Именно благодаря этим внутренним (рациональным) ограничителям — закону для себя! — Зыбину удается отстоять свою свободу. Однако Зыбин не «голый человек на голой земле». Эта характеристика скорее подходит его палачам, причем оказывается, что «голый человек на голой земле» не в состоянии сохранить свою человечность, а превращается в монстра, контролируемого безумной машиной (само)уничтожения. Еще в «Хранителе древностей» Зыбин размышлял о том, что «главное свойство любого деспота, очевидно, и есть его страшная близорукость. Неисторичность его сознания, что ли? Он весь тютелька в тютельку умещается в рамку своей жизни. Видеть дальше своей могилы ему не дано». Зыбина, напротив, отличает повышенная историчность сознания, он хранитель интеллектуального опыта цивилизации — ее опыта, знаний, горьких и радостных уроков. Именно отсюда он черпает материал для своего «закона». Именно на этой почве зиждется его понимание онтологической пустоты и бесплодности буйствующего вокруг него кошмара истории. Именно на фундаменте этого знания строится его свобода. И именно в этом историческое значение его личного противостояния системе, противостояния, казалось бы, ничего в «большом мире» не изменившего.
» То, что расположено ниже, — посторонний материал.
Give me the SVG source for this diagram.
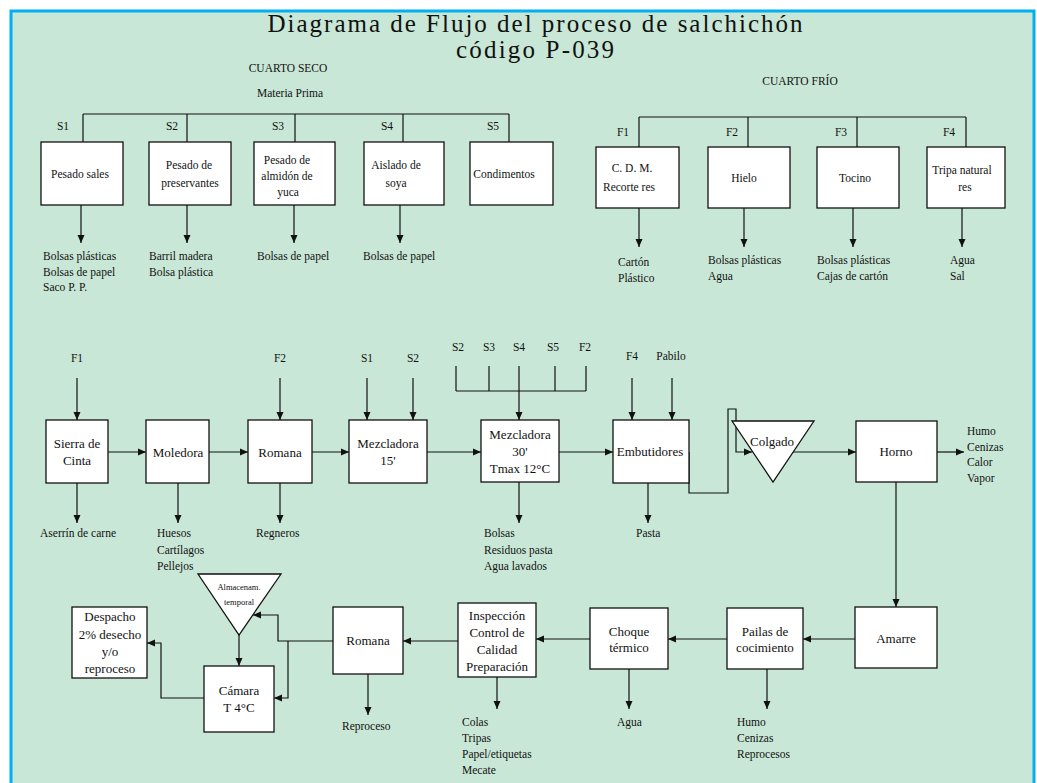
<svg xmlns="http://www.w3.org/2000/svg" width="1037" height="783" viewBox="0 0 1037 783">
<defs>
<marker id="ah" markerUnits="userSpaceOnUse" markerWidth="9" markerHeight="8" refX="8" refY="4" orient="auto"><path d="M0,0.5 L8,4 L0,7.5 z" fill="#111"/></marker>
</defs>
<style>
.box{fill:#fff;stroke:#111;stroke-width:1.3}
.c{fill:none;stroke:#111;stroke-width:1.2}
.a{marker-end:url(#ah)}
text{font-family:"Liberation Serif","Times New Roman",serif;fill:#111}
.s{font-size:11.5px}
.b{font-size:13px}
.m{text-anchor:middle}
.title{font-size:25px}
</style>
<rect x="0" y="0" width="1037" height="783" fill="#fff"/>
<rect x="11" y="11" width="1023" height="800" fill="#c9e7d6" stroke="#00b0f0" stroke-width="3"/>

<g id="title">
<text class="title m" x="535" y="32" textLength="535" lengthAdjust="spacing">Diagrama de Flujo del proceso de salchichón</text>
<text class="title m" x="535" y="58" textLength="158" lengthAdjust="spacing">código P-039</text>
</g>

<g id="headers" class="s">
<text class="s m" x="288" y="72">CUARTO SECO</text>
<text class="s m" x="290" y="97">Materia Prima</text>
<text class="s m" x="800" y="85">CUARTO FRÍO</text>
<text class="s m" x="63" y="130">S1</text>
<text class="s m" x="172" y="130">S2</text>
<text class="s m" x="278" y="130">S3</text>
<text class="s m" x="387" y="130">S4</text>
<text class="s m" x="493" y="130">S5</text>
<text class="s m" x="623" y="136">F1</text>
<text class="s m" x="732" y="136">F2</text>
<text class="s m" x="841" y="136">F3</text>
<text class="s m" x="949" y="136">F4</text>
</g>

<g id="connectors">
<path class="c" d="M83,114 H509 M83,114 V142 M187,114 V142 M295,114 V142 M403,114 V142 M509,114 V142"/>
<path class="c a" d="M81,205 V243"/>
<path class="c a" d="M187,205 V243"/>
<path class="c a" d="M294,205 V243"/>
<path class="c a" d="M400,205 V243"/>
<path class="c" d="M639,117 H966 M639,117 V147 M748,117 V147 M857,117 V147 M966,117 V147"/>
<path class="c a" d="M639,208 V247"/>
<path class="c a" d="M744,208 V247"/>
<path class="c a" d="M853,208 V247"/>
<path class="c a" d="M962,208 V247"/>
<path class="c a" d="M77,378 V420"/>
<path class="c a" d="M280,378 V420"/>
<path class="c a" d="M367,378 V420"/>
<path class="c a" d="M413,378 V420"/>
<path class="c" d="M456,366 V391 M489,366 V391 M519,366 V391 M555,366 V391 M586,366 V391 M456,391 H586"/>
<path class="c a" d="M519,391 V420"/>
<path class="c a" d="M632,378 V420"/>
<path class="c a" d="M672,378 V420"/>
<path class="c a" d="M108,452 H146"/>
<path class="c a" d="M209,452 H248"/>
<path class="c a" d="M312,452 H349"/>
<path class="c a" d="M427,452 H481"/>
<path class="c a" d="M559,452 H613"/>
<path class="c a" d="M689,452 V493 H728 V409 H736 V452 H752"/>
<path class="c a" d="M793,452 H856"/>
<path class="c a" d="M937,452 H964"/>
<path class="c a" d="M896,482 V607"/>
<path class="c a" d="M77,483 V523"/>
<path class="c a" d="M178,483 V523"/>
<path class="c a" d="M280,483 V523"/>
<path class="c a" d="M519,482 V523"/>
<path class="c a" d="M648,483 V523"/>
<path class="c a" d="M855,639 H803"/>
<path class="c a" d="M727,639 H668"/>
<path class="c a" d="M590,639 H536"/>
<path class="c a" d="M458,641 H403"/>
<path class="c a" d="M333,641 H278 V615 H253"/>
<path class="c a" d="M288,641 V698 H274"/>
<path class="c a" d="M239,635 V666"/>
<path class="c a" d="M204,698 H161 V643 H147"/>
<path class="c a" d="M767,669 V709"/>
<path class="c a" d="M629,669 V709"/>
<path class="c a" d="M497,677 V709"/>
<path class="c a" d="M368,674 V715"/>
</g>

<g id="pesado-sales">
<rect class="box" x="41" y="142" width="82" height="63"/>
<text class="s m" x="80" y="178">Pesado sales</text>
</g>
<g id="pesado-preservantes">
<rect class="box" x="149" y="142" width="82" height="63"/>
<text class="s m" x="189" y="169">Pesado de</text>
<text class="s m" x="190" y="187">preservantes</text>
</g>
<g id="pesado-almidon">
<rect class="box" x="254" y="142" width="81" height="63"/>
<text class="s m" x="287" y="164">Pesado de</text>
<text class="s m" x="287" y="180">almidón de</text>
<text class="s m" x="288" y="196">yuca</text>
</g>
<g id="aislado-soya">
<rect class="box" x="364" y="142" width="80" height="63"/>
<text class="s m" x="396" y="169">Aislado de</text>
<text class="s m" x="396" y="187">soya</text>
</g>
<g id="condimentos">
<rect class="box" x="470" y="142" width="83" height="63"/>
<text class="s m" x="504" y="178">Condimentos</text>
</g>

<g id="cdm">
<rect class="box" x="596" y="147" width="83" height="61"/>
<text class="s m" x="632" y="172">C. D. M.</text>
<text class="s m" x="629" y="191">Recorte res</text>
</g>
<g id="hielo">
<rect class="box" x="708" y="147" width="82" height="61"/>
<text class="s m" x="744" y="182">Hielo</text>
</g>
<g id="tocino">
<rect class="box" x="817" y="147" width="82" height="61"/>
<text class="s m" x="855" y="182">Tocino</text>
</g>
<g id="tripa">
<rect class="box" x="927" y="147" width="78" height="61"/>
<text class="s m" x="962" y="174">Tripa natural</text>
<text class="s m" x="965" y="191">res</text>
</g>

<g id="top-outputs" class="s">
<text class="s" x="43" y="260">Bolsas plásticas</text>
<text class="s" x="43" y="275.5">Bolsas de papel</text>
<text class="s" x="43" y="291">Saco P. P.</text>
<text class="s" x="149" y="260">Barril madera</text>
<text class="s" x="149" y="275.5">Bolsa plástica</text>
<text class="s" x="257" y="260">Bolsas de papel</text>
<text class="s" x="363" y="260">Bolsas de papel</text>
<text class="s" x="618" y="266">Cartón</text>
<text class="s" x="618" y="282">Plástico</text>
<text class="s" x="708" y="264">Bolsas plásticas</text>
<text class="s" x="708" y="280">Agua</text>
<text class="s" x="817" y="264">Bolsas plásticas</text>
<text class="s" x="817" y="280">Cajas de cartón</text>
<text class="s" x="950" y="264">Agua</text>
<text class="s" x="950" y="280">Sal</text>
</g>

<g id="middle-inputs">
<text class="s m" x="77" y="362">F1</text>
<text class="s m" x="280" y="362">F2</text>
<text class="s m" x="367" y="362">S1</text>
<text class="s m" x="413" y="362">S2</text>
<text class="s m" x="458" y="351">S2</text>
<text class="s m" x="489" y="351">S3</text>
<text class="s m" x="519" y="351">S4</text>
<text class="s m" x="553" y="351">S5</text>
<text class="s m" x="585" y="351">F2</text>
<text class="s m" x="632" y="360">F4</text>
<text class="s m" x="671" y="360">Pabilo</text>
</g>

<g id="sierra">
<rect class="box" x="46" y="420" width="62" height="63"/>
<text class="b m" x="77" y="447.5">Sierra de</text>
<text class="b m" x="77" y="465">Cinta</text>
</g>
<g id="moledora">
<rect class="box" x="146" y="420" width="63" height="63"/>
<text class="b m" x="178" y="456.5">Moledora</text>
</g>
<g id="romana-1">
<rect class="box" x="248" y="420" width="64" height="63"/>
<text class="b m" x="280" y="456.5">Romana</text>
</g>
<g id="mezcladora-15">
<rect class="box" x="349" y="420" width="78" height="63"/>
<text class="b m" x="388" y="447.5">Mezcladora</text>
<text class="b m" x="388" y="465">15'</text>
</g>
<g id="mezcladora-30">
<rect class="box" x="481" y="420" width="78" height="62"/>
<text class="b m" x="520" y="438.5">Mezcladora</text>
<text class="b m" x="520" y="456">30'</text>
<text class="b m" x="520" y="473">Tmax 12°C</text>
</g>
<g id="embutidores">
<rect class="box" x="613" y="420" width="76" height="63"/>
<text class="b m" x="650" y="456">Embutidores</text>
</g>
<g id="colgado">
<path class="box" d="M732,421 L814,421 L773,482 Z"/>
<text class="b m" x="772" y="446">Colgado</text>
</g>
<g id="horno">
<rect class="box" x="856" y="421" width="81" height="61"/>
<text class="b m" x="896" y="456">Horno</text>
</g>

<g id="middle-outputs">
<text class="s" x="40" y="537">Aserrín de carne</text>
<text class="s" x="157" y="537">Huesos</text>
<text class="s" x="157" y="553.5">Cartílagos</text>
<text class="s" x="157" y="570">Pellejos</text>
<text class="s" x="256" y="537">Regneros</text>
<text class="s" x="484" y="537">Bolsas</text>
<text class="s" x="484" y="553.5">Residuos pasta</text>
<text class="s" x="484" y="570">Agua lavados</text>
<text class="s" x="636" y="537">Pasta</text>
<text class="s" x="967" y="435">Humo</text>
<text class="s" x="967" y="451">Cenizas</text>
<text class="s" x="967" y="466">Calor</text>
<text class="s" x="967" y="481.5">Vapor</text>
</g>

<g id="amarre">
<rect class="box" x="855" y="607" width="82" height="61"/>
<text class="b m" x="896" y="643">Amarre</text>
</g>
<g id="pailas">
<rect class="box" x="727" y="608" width="76" height="61"/>
<text class="b m" x="765" y="636">Pailas de</text>
<text class="b m" x="765" y="652">cocimiento</text>
</g>
<g id="choque">
<rect class="box" x="590" y="608" width="78" height="61"/>
<text class="b m" x="629" y="636">Choque</text>
<text class="b m" x="629" y="651.5">térmico</text>
</g>
<g id="inspeccion">
<rect class="box" x="458" y="603" width="78" height="74"/>
<text class="b m" x="497" y="619.5">Inspección</text>
<text class="b m" x="497" y="637">Control de</text>
<text class="b m" x="497" y="653.5">Calidad</text>
<text class="b m" x="497" y="671">Preparación</text>
</g>
<g id="romana-2">
<rect class="box" x="333" y="607" width="70" height="67"/>
<text class="b m" x="368" y="645">Romana</text>
</g>
<g id="almacenamiento">
<path class="box" d="M198,574 L281,574 L239,635 Z"/>
<text class="m" x="239" y="590" font-size="8.5">Almacenam.</text>
<text class="m" x="239" y="605" font-size="8.5">temporal</text>
</g>
<g id="camara">
<rect class="box" x="204" y="666" width="70" height="66"/>
<text class="b m" x="239" y="695">Cámara</text>
<text class="b m" x="239" y="712">T 4°C</text>
</g>
<g id="despacho">
<rect class="box" x="72" y="607" width="75" height="71"/>
<text class="b m" x="110" y="621">Despacho</text>
<text class="b m" x="110" y="638.5">2% desecho</text>
<text class="b m" x="110" y="656">y/o</text>
<text class="b m" x="110" y="673">reproceso</text>
</g>

<g id="bottom-outputs">
<text class="s" x="342" y="730">Reproceso</text>
<text class="s" x="462" y="726">Colas</text>
<text class="s" x="462" y="742">Tripas</text>
<text class="s" x="462" y="758">Papel/etiquetas</text>
<text class="s" x="462" y="774">Mecate</text>
<text class="s" x="617" y="726">Agua</text>
<text class="s" x="737" y="726">Humo</text>
<text class="s" x="737" y="742">Cenizas</text>
<text class="s" x="737" y="758">Reprocesos</text>
</g>
</svg>
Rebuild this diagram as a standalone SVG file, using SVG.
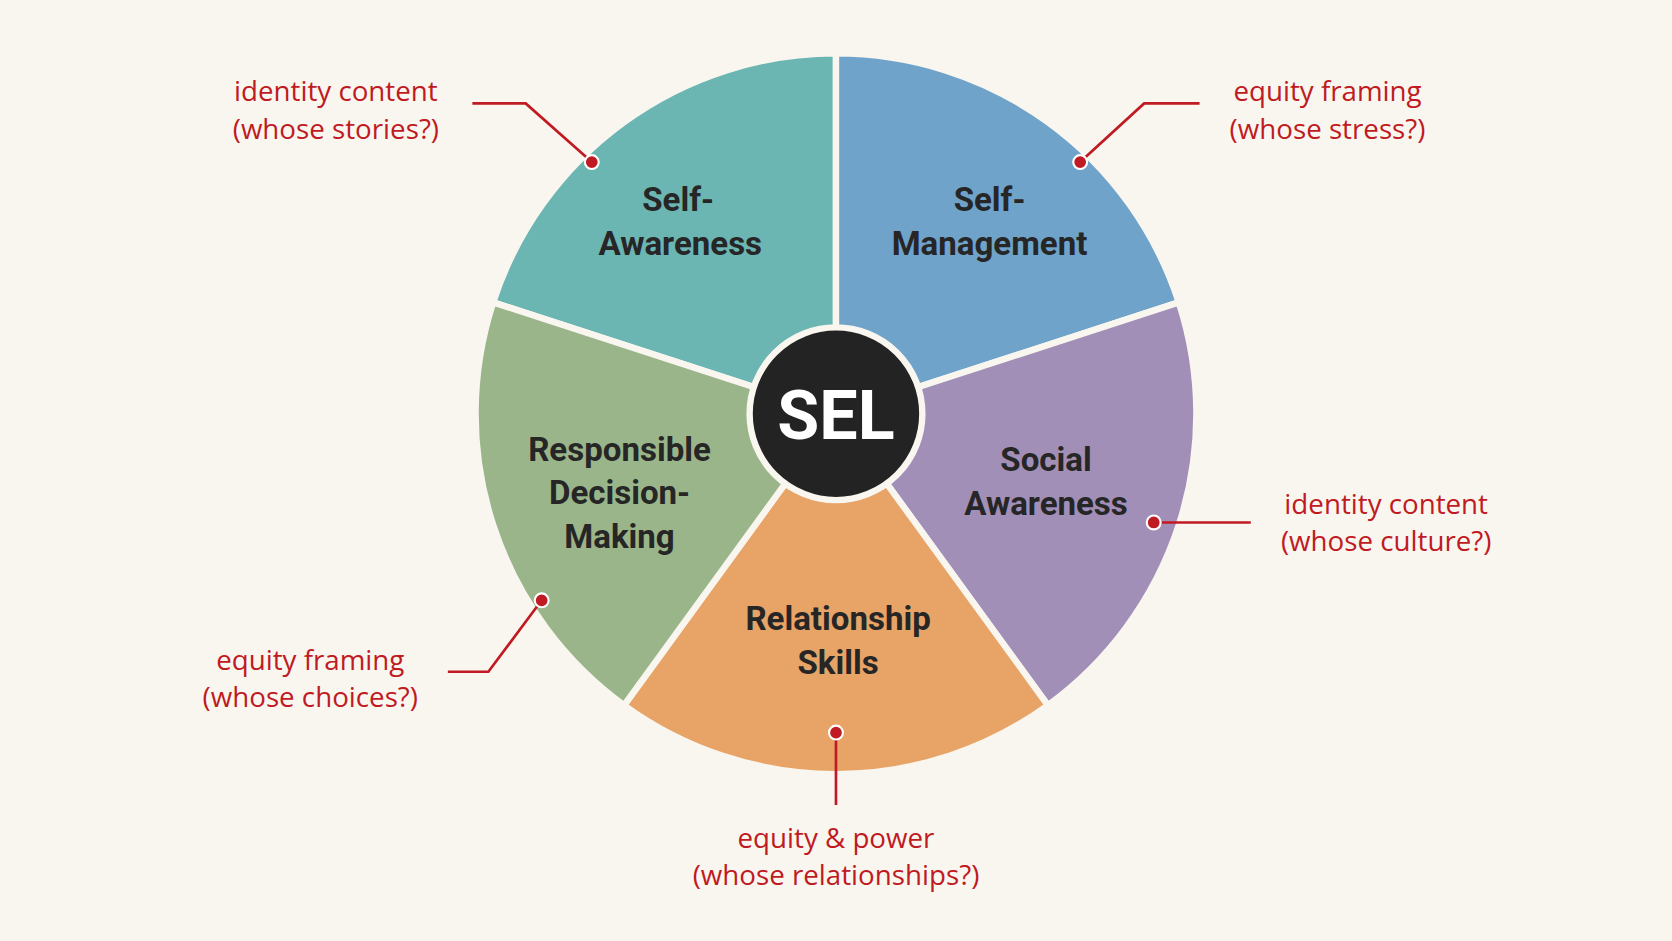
<svg xmlns="http://www.w3.org/2000/svg" width="1672" height="941" viewBox="0 0 1672 941">
<style>
.w{stroke:#f9f6f0;stroke-width:6;stroke-linejoin:round}
.l{font-family:Roboto,"Liberation Sans",sans-serif;font-weight:bold;font-size:31px;fill:#262626;text-anchor:middle}
.a{font-family:"Open Sans","Liberation Sans",sans-serif;font-size:26px;fill:#c01a22;text-anchor:middle}
.c{fill:none;stroke:#c01a22;stroke-width:2.5}
.d{fill:#c01a22;stroke:#fff;stroke-width:2}
</style>
<rect width="1672" height="941" fill="#f9f6f0"/>
<g transform="scale(1.0663)">
<g id="self-awareness"><path class="w" fill="#6bb5b3" d="M784 388 L462.5 283.6 A338 338 0 0 1 784 50 Z"/><text class="l" x="636" y="198">Self-</text><text class="l" x="638" y="239">Awareness</text></g>
<g id="self-management"><path class="w" fill="#6fa3c9" d="M784 388 L784 50 A338 338 0 0 1 1105.5 283.6 Z"/><text class="l" x="928" y="198">Self-</text><text class="l" x="928" y="239">Management</text></g>
<g id="social-awareness"><path class="w" fill="#a28fb8" d="M784 388 L1105.5 283.6 A338 338 0 0 1 982.7 661.4 Z"/><text class="l" x="981" y="442">Social</text><text class="l" x="981" y="483">Awareness</text></g>
<g id="relationship-skills"><path class="w" fill="#e8a366" d="M784 388 L982.7 661.4 A338 338 0 0 1 585.3 661.4 Z"/><text class="l" x="786" y="591">Relationship</text><text class="l" x="786" y="632">Skills</text></g>
<g id="responsible-decision-making"><path class="w" fill="#9bb58a" d="M784 388 L585.3 661.4 A338 338 0 0 1 462.5 283.6 Z"/><text class="l" x="581" y="432">Responsible</text><text class="l" x="581" y="473">Decision-</text><text class="l" x="581" y="514">Making</text></g>
<g id="sel"><circle cx="784" cy="388" r="81" fill="#232323" stroke="#f9f6f0" stroke-width="6"/><text x="784" y="412" font-family="Roboto,'Liberation Sans',sans-serif" font-weight="bold" font-size="64" fill="#fff" text-anchor="middle">SEL</text></g>
<g id="connectors">
<path class="c" d="M443 97 H493 L555 152"/><circle class="d" cx="555" cy="152" r="6.5"/>
<path class="c" d="M1125 97 H1073 L1013 152"/><circle class="d" cx="1013" cy="152" r="6.5"/>
<path class="c" d="M1173 490 H1082"/><circle class="d" cx="1082" cy="490" r="6.5"/>
<path class="c" d="M784 687 V755"/><circle class="d" cx="784" cy="687" r="6.5"/>
<path class="c" d="M420 630 H458 L508 563"/><circle class="d" cx="508" cy="563" r="6.5"/>
</g>
<g id="annotations">
<text class="a" x="315" y="95">identity content</text><text class="a" x="315" y="130">(whose stories?)</text>
<text class="a" x="1245" y="95">equity framing</text><text class="a" x="1245" y="130">(whose stress?)</text>
<text class="a" x="1300" y="482">identity content</text><text class="a" x="1300" y="517">(whose culture?)</text>
<text class="a" x="784" y="795">equity &amp; power</text><text class="a" x="784" y="830">(whose relationships?)</text>
<text class="a" x="291" y="628">equity framing</text><text class="a" x="291" y="663">(whose choices?)</text>
</g>
</g>
</svg>
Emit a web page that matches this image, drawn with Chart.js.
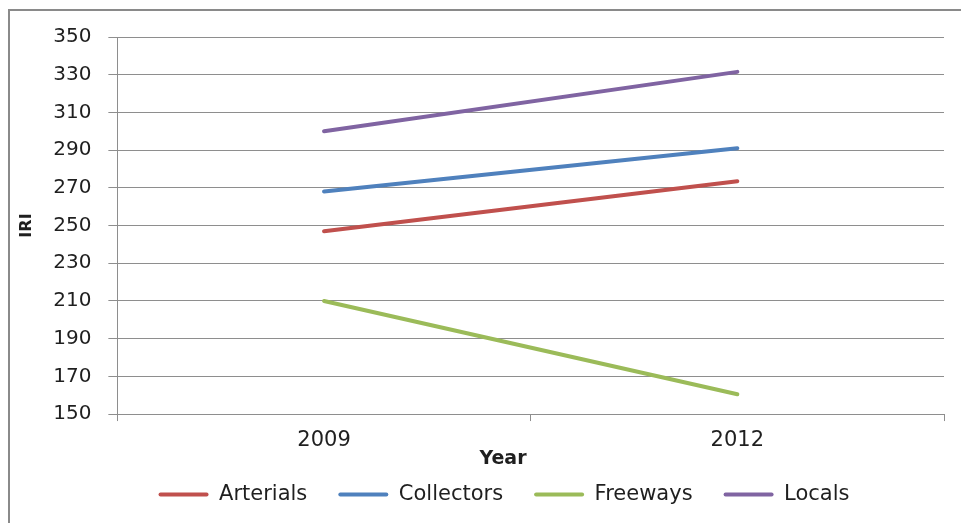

Как отмечает Дж. Вудворд, восприятие истории Зыбиным совпадает со стоической философией, представляющей историю как цепь циклически повторяющихся событий, среди которых немалое место занимают «пожарища» (ecpyrosis), возникающие в результате торжества иррациональных сил вселенной над силами разума. Однако стоики верили и в то, что «людям разума суждено пережить «пожарища», как хранителям тех божественных творческих сил, которые воздвигнут заново разрушенный мир и тем самым начнут новый исторический цикл»19. В этом смысле, Зыбин подобен не только другому «хранителю древностей» Кастанье, скромному учителю французского в кадетском корпусе, воссоздавшему историю Семиречья; но и архитектору Зенкову, отстроившему заново Алма-Ату после великого (десять баллов!) землетрясения 1911 года. Об этих людях рассказывается в самом начале «Хранителя древностей», но символический смысл этих, казалось бы, посторонних романному сюжету жизнеописаний становится ясным только в масштабе всей романной конструкции.